Abuse-resistant drugs are compounds made to be tamper-resistant to crushing, dissolving in liquid, or injecting. King and other drug developers like Alpharma (NYSE:ALO), tiny Elite Pharmaceuticals (AMEX:ELI), and privately held Purdue Pharma have taken a stab at developing abuse-resistant drugs with hopes that doctors will prescribe tamper-resistant painkillers instead of the more easily abused versions. 

King's deal with Acura -- which is soon to be listed on the Nasdaq or AMEX -- is a cheap bet on abuse-resistant opioids. In exchange for $30 million up front, $28 million in potential milestone payments, development costs, and a 5% to 25% royalty rate, King has the rights to market Acura's immediate-release oxycodone compound. More important, it also has a chance to license any future drugs using Acura's deterrent technology.

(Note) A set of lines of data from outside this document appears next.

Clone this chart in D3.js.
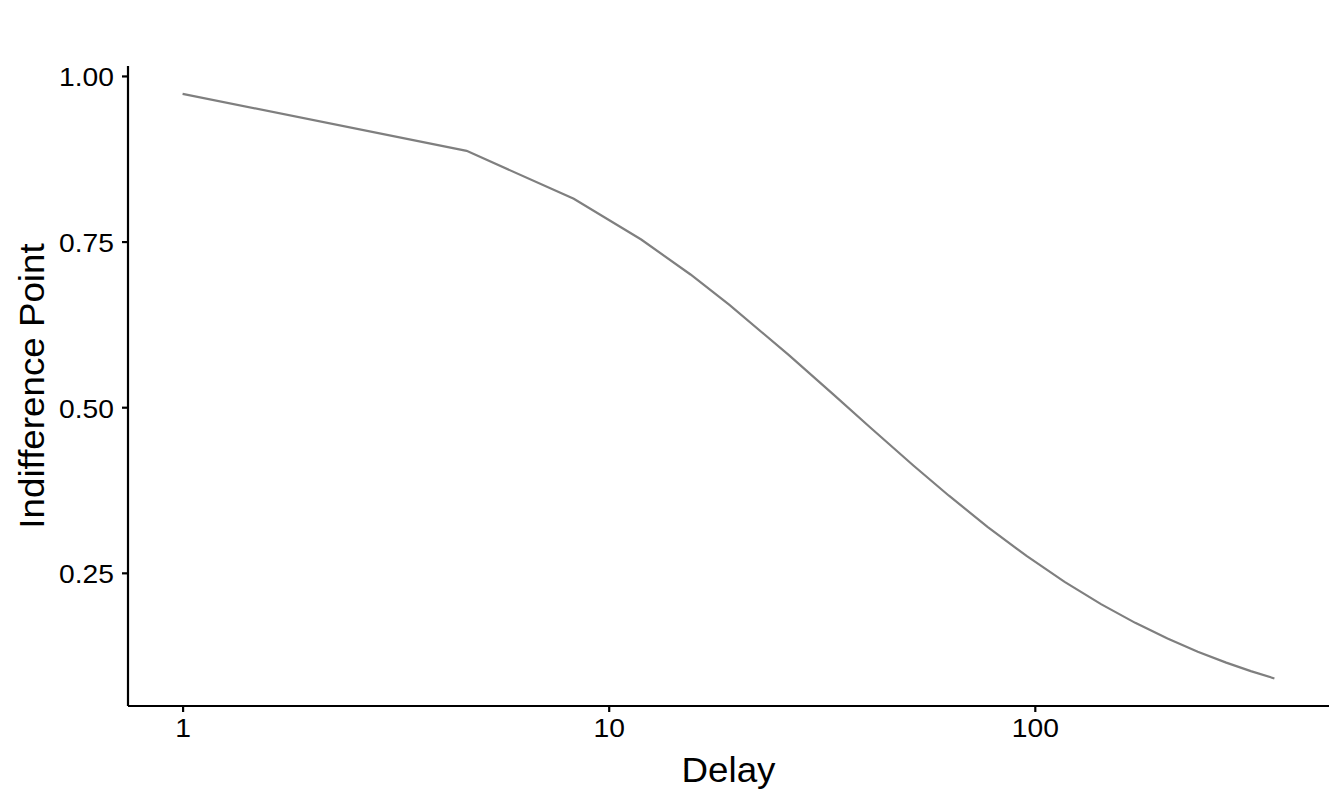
<!DOCTYPE html>
<html>
<head>
<meta charset="utf-8">
<script src="https://cdn.jsdelivr.net/npm/d3@7"></script>
<style>
  html, body { margin: 0; padding: 0; background: #fff; }
  svg { display: block; font-family: "Liberation Sans", Arial, Helvetica, sans-serif; }
</style>
</head>
<body>
<svg id="chart" width="1344" height="806"></svg>
<script>
// Data (delay in days, indifference point)
const delays = [1, 4.64, 8.28, 11.92, 15.56, 19.2, 26.48, 33.76, 41.04, 51.96, 62.88, 77.44,
                95.64, 117.48, 143.0, 172.08, 204.84, 241.24, 281.28, 321.32, 365];
const indifference = [0.973, 0.887, 0.8145, 0.7531, 0.7003, 0.6545, 0.5786, 0.5186, 0.4698, 0.4117,
                      0.3664, 0.3195, 0.2755, 0.2364, 0.2027, 0.1745, 0.1508, 0.1310, 0.1145, 0.1017, 0.0906];
const xTicks = [1, 10, 100];
const xTickLabels = ["1", "10", "100"];
const yTicks = [0.25, 0.50, 0.75, 1.00];
const yTickLabels = ["0.25", "0.50", "0.75", "1.00"];
const xTitle = "Delay";
const yTitle = "Indifference Point";

(function () {
  const data = delays.map((d, i) => ({ x: d, y: indifference[i] }));

  const svg = d3.select("#chart");
  const pL = 128, pR = 1329, pT = 66, pB = 706;
  const tickFont = 25, tickStretch = 1.13;
  const titleFont = 35, titleStretch = 1.05;

  // ggplot-like 5% expansion on log scale
  const lx = d3.extent(delays).map(Math.log10);
  const ex = (lx[1] - lx[0]) * 0.05;
  const x = d3.scaleLog().domain([Math.pow(10, lx[0] - ex), Math.pow(10, lx[1] + ex)]).range([pL, pR]);
  const y = d3.scaleLinear().domain([0.049, 1.015]).range([pB, pT]);

  // line
  svg.append("path")
    .datum(data)
    .attr("fill", "none")
    .attr("stroke", "#7f7f7f")
    .attr("stroke-width", 2.2)
    .attr("d", d3.line().x(d => x(d.x)).y(d => y(d.y)));

  // axes
  const xAxis = d3.axisBottom(x).tickValues(xTicks).tickFormat((d, i) => xTickLabels[i]).tickSize(6).tickPadding(7.5);
  const yAxis = d3.axisLeft(y).tickValues(yTicks).tickFormat((d, i) => yTickLabels[i]).tickSize(6).tickPadding(8);

  const gx = svg.append("g").attr("transform", `translate(0,${pB})`).call(xAxis);
  const gy = svg.append("g").attr("transform", `translate(${pL},0)`).call(yAxis);

  [gx, gy].forEach(g => {
    g.select(".domain").attr("stroke", "#000").attr("stroke-width", 2.2);
    g.selectAll(".tick line").attr("stroke", "#000").attr("stroke-width", 2.2);
    g.selectAll(".tick text").attr("fill", "#000").attr("font-size", tickFont)
      .attr("font-family", "'Liberation Sans', Arial, sans-serif");
  });
  gx.select(".domain").attr("d", `M${pL},0H${pR}`);
  gy.select(".domain").attr("d", `M0,${pB}V${pT}`);

  gx.selectAll(".tick text").attr("transform", `scale(${tickStretch},1)`);
  gy.selectAll(".tick text")
    .attr("x", -14 / tickStretch)
    .attr("dy", "0.4em")
    .attr("transform", `scale(${tickStretch},1)`);

  // titles
  svg.append("text")
    .attr("transform", `translate(${(pL + pR) / 2},782) scale(${titleStretch},1)`)
    .attr("text-anchor", "middle")
    .attr("font-size", titleFont)
    .attr("fill", "#000")
    .text(xTitle);

  svg.append("text")
    .attr("transform", `translate(43.5,${(pT + pB) / 2}) rotate(-90) scale(${titleStretch},1)`)
    .attr("text-anchor", "middle")
    .attr("font-size", titleFont)
    .attr("fill", "#000")
    .text(yTitle);
})();
</script>
</body>
</html>
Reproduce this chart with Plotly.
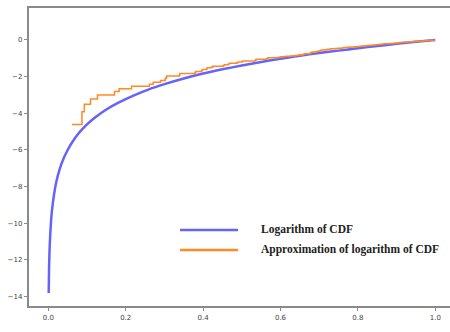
import numpy as np
import plotly.graph_objects as go

# Logarithm of the CDF, sampled along x
cdf_x = [0.001, 0.002, 0.003, 0.005, 0.007, 0.01, 0.015, 0.02, 0.03, 0.04, 0.05,
         0.06, 0.08, 0.10, 0.12, 0.15, 0.18, 0.22, 0.26, 0.30, 0.35, 0.40, 0.45,
         0.50, 0.55, 0.60, 0.65, 0.70, 0.75, 0.80, 0.85, 0.90, 0.95, 1.00]
cdf_log = [-13.8, -12.4, -11.6, -10.6, -9.9, -9.2, -8.4, -7.8, -7.0, -6.44, -6.0,
           -5.63, -5.05, -4.6, -4.24, -3.79, -3.43, -3.03, -2.69, -2.41, -2.1, -1.83, -1.6,
           -1.39, -1.2, -1.02, -0.86, -0.71, -0.58, -0.45, -0.33, -0.21, -0.10, 0.0]

# Sorted sample positions used for the empirical approximation
samples = [0.061, 0.087, 0.093, 0.109, 0.127, 0.171, 0.183, 0.215, 0.261, 0.271,
           0.290, 0.302, 0.304, 0.306, 0.339, 0.340, 0.379, 0.381, 0.396, 0.398,
           0.409, 0.411, 0.422, 0.425, 0.452, 0.455, 0.465, 0.468, 0.487, 0.490,
           0.501, 0.503, 0.534, 0.536, 0.538, 0.564, 0.566, 0.568, 0.594, 0.600,
           0.612, 0.625, 0.638, 0.647, 0.655, 0.659, 0.662, 0.676, 0.677, 0.679,
           0.680, 0.682, 0.690, 0.695, 0.700, 0.703, 0.705, 0.707, 0.715, 0.720,
           0.728, 0.732, 0.741, 0.748, 0.757, 0.763, 0.772, 0.781, 0.790, 0.800,
           0.806, 0.810, 0.816, 0.823, 0.831, 0.838, 0.846, 0.851, 0.857, 0.862,
           0.868, 0.875, 0.883, 0.891, 0.899, 0.905, 0.909, 0.914, 0.921, 0.928,
           0.936, 0.944, 0.948, 0.955, 0.962, 0.970, 0.978, 0.985, 0.992, 0.998]

x_ticks = [0.0, 0.2, 0.4, 0.6, 0.8, 1.0]
y_ticks = [-14, -12, -10, -8, -6, -4, -2, 0]
legend_labels = ["Logarithm of CDF", "Approximation of logarithm of CDF"]

blue = "#6464fa"
orange = "#ff8a24"

n = len(samples)
ecdf_log = np.log(np.arange(1, n + 1) / n)

fig = go.Figure()
fig.add_trace(go.Scatter(x=cdf_x, y=cdf_log, mode="lines",
                         line=dict(color=blue, width=2.5, shape="spline", smoothing=0.6),
                         name=legend_labels[0], showlegend=False))
fig.add_trace(go.Scatter(x=samples, y=ecdf_log, mode="lines",
                         line=dict(color=orange, width=1.5, shape="hv"),
                         name=legend_labels[1], showlegend=False))

# Hand-placed legend: line swatches and serif labels
L, R, T, B = 29, 0, 8, 26
W, H = 450, 332
pw, ph = W - L - R, H - T - B
def px(xp):
    return (xp - L) / pw
def py(yp):
    return (H - B - yp) / ph

for i, (col, yp) in enumerate([(blue, 230), (orange, 250)]):
    fig.add_shape(type="line", xref="paper", yref="paper",
                  x0=px(180), x1=px(238), y0=py(yp), y1=py(yp),
                  line=dict(color=col, width=2.5))
    fig.add_annotation(xref="paper", yref="paper", x=px(259), y=py(yp - 1),
                       text="<b>" + legend_labels[i] + "</b>", showarrow=False,
                       xanchor="left", yanchor="middle",
                       font=dict(family="Liberation Serif", size=11.5, color="#222"))

axis_common = dict(showgrid=False, zeroline=False, showline=True, linecolor="#8a8a8a",
                   linewidth=1.5, ticks="outside", ticklen=3.5, tickwidth=1,
                   tickcolor="#8a8a8a",
                   tickfont=dict(family="DejaVu Sans", size=7, color="#444"))

fig.update_layout(
    width=W, height=H,
    margin=dict(l=L, r=R, t=T, b=B),
    paper_bgcolor="white", plot_bgcolor="white",
    xaxis=dict(range=[-0.0499, 1.038], tickvals=x_ticks, tickformat=".1f",
               mirror=True, **axis_common),
    yaxis=dict(range=[-14.51, 1.745], tickvals=y_ticks, tickformat="d",
               mirror=False, **axis_common),
)

fig.write_html("out.html")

Acura's lead drug, ACUROX, is an oxycodone compound currently in phase 3 testing. ACUROX has a simple clinical and regulatory pathway toward approval. The drug only has to show superiority over placebo in one phase 3 study, and then Acura can file for marketing approval with the FDA.

Approval is relatively easier for ACUROX than other drugs because the active ingredient in oxycodone has been marketed for many years in easy-to-abuse forms. So, Acura and King can file for regulatory approval via a 505(b)2 marketing application that is similar to a generic-drug regulatory filing (the FDA has all the exciting details of 505(b)2 applications here).

This arrangement with Acura isn't King's first foray into abuse-resistant drugs. King signed a deal with Pain Therapeutics (NASDAQ:PTIE) in 2005 for a controlled-release version of oxycodone and up to three other compounds using a different deterrent technology.

The Acura deal is a smart hedge by King in case Purdue Pharma, which still has patent protection on its branded, controlled-release oxycodone, tries to delay King and Pain's drug with an infringement suit. Immediate-release oxycodone is already a genericized drug, so Acura will not have to worry about such patent issues.  

King has built itself around in-licensing marketed drugs and late-stage pipeline candidates. This deal with Acura is a low-risk bet by King on abuse-resistant drugs. It certainly doesn't answer the question whether insurers will be willing to pay a premium price for abuse-resistant drugs, but if they do, King will be the best-positioned pharma to capitalize on it.